start DATASET SECTION
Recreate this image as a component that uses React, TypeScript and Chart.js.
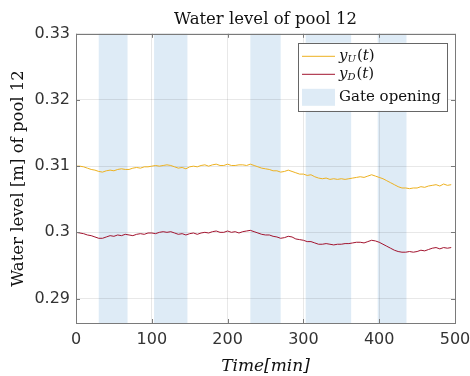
import React, { useEffect, useRef } from 'react';
import { Chart, registerables } from 'chart.js';

Chart.register(...registerables);

// ---- data ----
const timeMin = [
  0, 5, 10, 15, 20, 25, 30, 35, 40, 45, 50, 55, 60, 65, 70, 75, 80, 85, 90, 95,
  100, 105, 110, 115, 120, 125, 130, 135, 140, 145, 150, 155, 160, 165, 170, 175, 180, 185, 190, 195,
  200, 205, 210, 215, 220, 225, 230, 235, 240, 245, 250, 255, 260, 265, 270, 275, 280, 285, 290, 295,
  300, 305, 310, 315, 320, 325, 330, 335, 340, 345, 350, 355, 360, 365, 370, 375, 380, 385, 390, 395,
  400, 405, 410, 415, 420, 425, 430, 435, 440, 445, 450, 455, 460, 465, 470, 475, 480, 485, 490, 495,
];

const levelUpstream = [
  0.3100, 0.3100, 0.3099, 0.3097, 0.3095, 0.3094, 0.3092, 0.3091, 0.3093, 0.3094,
  0.3093, 0.3095, 0.3096, 0.3095, 0.3095, 0.3097, 0.3098, 0.3097, 0.3099, 0.3099,
  0.3100, 0.3101, 0.3100, 0.3101, 0.3102, 0.3101, 0.3099, 0.3097, 0.3098, 0.3096,
  0.3099, 0.3100, 0.3099, 0.3101, 0.3102, 0.3100, 0.3102, 0.3103, 0.3101, 0.3101,
  0.3103, 0.3101, 0.3101, 0.3102, 0.3102, 0.3101, 0.3103, 0.3101, 0.3099, 0.3097,
  0.3096, 0.3095, 0.3093, 0.3093, 0.3091, 0.3092, 0.3094, 0.3092, 0.3090, 0.3088,
  0.3088, 0.3086, 0.3087, 0.3084, 0.3082, 0.3081, 0.3082, 0.3080, 0.3081, 0.3080,
  0.3081, 0.3080, 0.3081, 0.3082, 0.3083, 0.3084, 0.3083, 0.3085, 0.3087, 0.3085,
  0.3083, 0.3081, 0.3078, 0.3075, 0.3072, 0.3069, 0.3067, 0.3067, 0.3066, 0.3067,
  0.3067, 0.3069, 0.3068, 0.3070, 0.3071, 0.3072, 0.3070, 0.3073, 0.3071, 0.3072,
];

const levelDownstream = [
  0.3000, 0.2999, 0.2998, 0.2996, 0.2995, 0.2993, 0.2991, 0.2991, 0.2993, 0.2995,
  0.2994, 0.2996, 0.2995, 0.2997, 0.2996, 0.2995, 0.2997, 0.2998, 0.2997, 0.2999,
  0.2999, 0.2998, 0.3000, 0.3001, 0.3000, 0.3001, 0.2999, 0.2997, 0.2998, 0.2996,
  0.2998, 0.2999, 0.2997, 0.2999, 0.3000, 0.2999, 0.3001, 0.3002, 0.3000, 0.3000,
  0.3002, 0.3000, 0.3001, 0.2999, 0.3001, 0.3002, 0.3003, 0.3001, 0.2999, 0.2997,
  0.2996, 0.2996, 0.2994, 0.2993, 0.2991, 0.2992, 0.2994, 0.2993, 0.2990, 0.2989,
  0.2988, 0.2986, 0.2986, 0.2984, 0.2982, 0.2982, 0.2983, 0.2982, 0.2981, 0.2982,
  0.2982, 0.2983, 0.2983, 0.2984, 0.2985, 0.2985, 0.2984, 0.2986, 0.2988, 0.2987,
  0.2985, 0.2982, 0.2979, 0.2976, 0.2973, 0.2971, 0.2970, 0.2970, 0.2971, 0.2970,
  0.2971, 0.2973, 0.2972, 0.2974, 0.2976, 0.2977, 0.2975, 0.2977, 0.2976, 0.2977,
];

const gateStart = [30, 103, 230, 303, 398];
const gateEnd = [68, 147, 270, 363, 436];

const xTickValues = [0, 100, 200, 300, 400, 500];
const xTickLabels = ['0', '100', '200', '300', '400', '500'];
const yTickValues = [0.29, 0.3, 0.31, 0.32, 0.33];
const yTickLabels = ['0.29', '0.3', '0.31', '0.32', '0.33'];

const legendParts = [
  { base: 'y', sub: 'U', arg: 't' },
  { base: 'y', sub: 'D', arg: 't' },
];
const gateLabel = 'Gate opening';

// ---- styles ----
const COLOR_UP = '#EDB120';
const COLOR_DOWN = '#A2142F';
const BAND = 'rgb(222, 235, 246)';
const AXIS = '#7a7a7a';
const TEXT = '#333333';

const bandsPlugin = {
  id: 'gateBands',
  beforeDraw(chart: any) {
    const { ctx, chartArea, scales } = chart;
    const xs = scales.x;
    ctx.save();
    ctx.fillStyle = BAND;
    for (let i = 0; i < gateStart.length; i++) {
      const a = xs.getPixelForValue(gateStart[i]);
      const b = xs.getPixelForValue(gateEnd[i]);
      ctx.fillRect(a, chartArea.top, b - a, chartArea.bottom - chartArea.top);
    }
    ctx.restore();
  },
};

const frameLegendPlugin = {
  id: 'frameLegend',
  afterDraw(chart: any) {
    const { ctx, chartArea, scales } = chart;
    const { left, right, top, bottom } = chartArea;
    ctx.save();
    // inward ticks
    ctx.strokeStyle = AXIS;
    ctx.lineWidth = 1;
    ctx.beginPath();
    xTickValues.forEach((v) => {
      const px = Math.round(scales.x.getPixelForValue(v)) + 0.5;
      ctx.moveTo(px, bottom);
      ctx.lineTo(px, bottom - 4);
      ctx.moveTo(px, top);
      ctx.lineTo(px, top + 4);
    });
    yTickValues.forEach((v) => {
      const py = Math.round(scales.y.getPixelForValue(v)) + 0.5;
      ctx.moveTo(left, py);
      ctx.lineTo(left + 4, py);
      ctx.moveTo(right, py);
      ctx.lineTo(right - 4, py);
    });
    ctx.stroke();
    // box
    ctx.strokeRect(Math.round(left) + 0.5, Math.round(top) + 0.5, Math.round(right - left), Math.round(bottom - top));

    // legend
    const lx = right - 157;
    const ly = top + 9;
    const lw = 149;
    const lh = 68;
    ctx.fillStyle = '#ffffff';
    ctx.fillRect(lx, ly, lw, lh);
    ctx.strokeStyle = '#666666';
    ctx.strokeRect(Math.round(lx) + 0.5, Math.round(ly) + 0.5, lw, lh);

    const sx0 = lx + 4;
    const sx1 = lx + 37;
    const tx = lx + 41;
    const rows = [ly + 13, ly + 31];
    const colors = [COLOR_UP, COLOR_DOWN];
    ctx.textBaseline = 'middle';
    ctx.textAlign = 'left';
    legendParts.forEach((p, i) => {
      const y = rows[i];
      ctx.strokeStyle = colors[i];
      ctx.lineWidth = 1;
      ctx.beginPath();
      ctx.moveTo(sx0, y + 0.5);
      ctx.lineTo(sx1, y + 0.5);
      ctx.stroke();
      ctx.fillStyle = '#111';
      let x = tx;
      ctx.font = 'italic 15px "DejaVu Serif"';
      ctx.fillText(p.base, x, y);
      x += ctx.measureText(p.base).width;
      ctx.font = 'italic 10px "DejaVu Serif"';
      ctx.fillText(p.sub, x, y + 4);
      x += ctx.measureText(p.sub).width + 1;
      ctx.font = '15px "DejaVu Serif"';
      ctx.fillText('(', x, y);
      x += ctx.measureText('(').width;
      ctx.font = 'italic 15px "DejaVu Serif"';
      ctx.fillText(p.arg, x, y);
      x += ctx.measureText(p.arg).width;
      ctx.font = '15px "DejaVu Serif"';
      ctx.fillText(')', x, y);
    });
    ctx.fillStyle = BAND;
    ctx.fillRect(sx0, ly + 46, sx1 - sx0, 17);
    ctx.fillStyle = '#111';
    ctx.font = '15px "DejaVu Serif"';
    ctx.fillText(gateLabel, tx, ly + 54);
    ctx.restore();
  },
};

export default function App() {
  const canvasRef = useRef<HTMLCanvasElement | null>(null);

  useEffect(() => {
    document.body.style.margin = '0';
    document.body.style.overflow = 'hidden';
    const canvas = canvasRef.current;
    if (!canvas) return;
    const chart = new Chart(canvas, {
      type: 'line',
      data: {
        datasets: [
          {
            label: 'y_U(t)',
            data: timeMin.map((t, i) => ({ x: t, y: levelUpstream[i] })),
            borderColor: COLOR_UP,
            borderWidth: 1,
            pointRadius: 0,
            tension: 0,
            fill: false,
          },
          {
            label: 'y_D(t)',
            data: timeMin.map((t, i) => ({ x: t, y: levelDownstream[i] })),
            borderColor: COLOR_DOWN,
            borderWidth: 1,
            pointRadius: 0,
            tension: 0,
            fill: false,
          },
        ],
      },
      options: {
        responsive: false,
        animation: false,
        events: [],
        layout: { padding: { left: 0, right: 15, top: 0, bottom: 0 } },
        plugins: {
          legend: { display: false },
          tooltip: { enabled: false },
          title: {
            display: true,
            text: 'Water level of pool 12',
            fullSize: false,
            color: '#111',
            font: { family: 'DejaVu Serif', size: 16.5, weight: 'normal' },
            padding: { top: 10, bottom: 4 },
          },
        },
        scales: {
          x: {
            type: 'linear',
            min: 0,
            max: 500,
            afterBuildTicks: (s: any) => {
              s.ticks = xTickValues.map((v) => ({ value: v }));
            },
            afterFit: (s: any) => {
              s.height = 53;
              s.paddingLeft = 0;
              s.paddingRight = 0;
            },
            ticks: {
              autoSkip: false,
              maxRotation: 0,
              padding: 7,
              color: TEXT,
              font: { family: 'DejaVu Sans', size: 16 },
              callback: (v: any) => xTickLabels[xTickValues.indexOf(Number(v))],
            },
            grid: { color: 'rgba(0,0,0,0.09)', drawTicks: false },
            border: { display: false },
            title: {
              display: true,
              text: 'Time[min]',
              color: '#111',
              font: { family: 'DejaVu Serif', size: 17, style: 'italic', lineHeight: 1 },
              padding: { top: 0, bottom: 0.5 },
            },
          },
          y: {
            type: 'linear',
            min: 0.2863,
            max: 0.33,
            afterBuildTicks: (s: any) => {
              s.ticks = yTickValues.map((v) => ({ value: v }));
            },
            afterFit: (s: any) => {
              s.width = 76;
              s.paddingTop = 0;
              s.paddingBottom = 0;
            },
            ticks: {
              autoSkip: false,
              padding: 6,
              color: TEXT,
              font: { family: 'DejaVu Sans', size: 16 },
              callback: (v: any) => {
                const idx = yTickValues.findIndex((t) => Math.abs(t - Number(v)) < 1e-9);
                return idx >= 0 ? yTickLabels[idx] : '';
              },
            },
            grid: { color: 'rgba(0,0,0,0.09)', drawTicks: false },
            border: { display: false },
            title: {
              display: true,
              text: 'Water level [m] of pool 12',
              color: '#111',
              font: { family: 'DejaVu Serif', size: 16.5, weight: 'normal' },
              padding: { top: 9, bottom: 0 },
            },
          },
        },
      },
      plugins: [bandsPlugin, frameLegendPlugin],
    } as any);
    return () => chart.destroy();
  }, []);

  return (
    <div style={{ width: 470, height: 376, background: '#fff' }}>
      <canvas ref={canvasRef} width={470} height={376} style={{ display: 'block' }} />
    </div>
  );
}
end DATASET SECTION
## STATED GOAL
Repeat, word for word and with no pictures, only the lines running from the beginning of the data to the line that contains "Chart.register(...registerables);".

## CORRECT OUTPUT
Recreate this image as a component that uses React, TypeScript and Chart.js.
import React, { useEffect, useRef } from 'react';
import { Chart, registerables } from 'chart.js';

Chart.register(...registerables);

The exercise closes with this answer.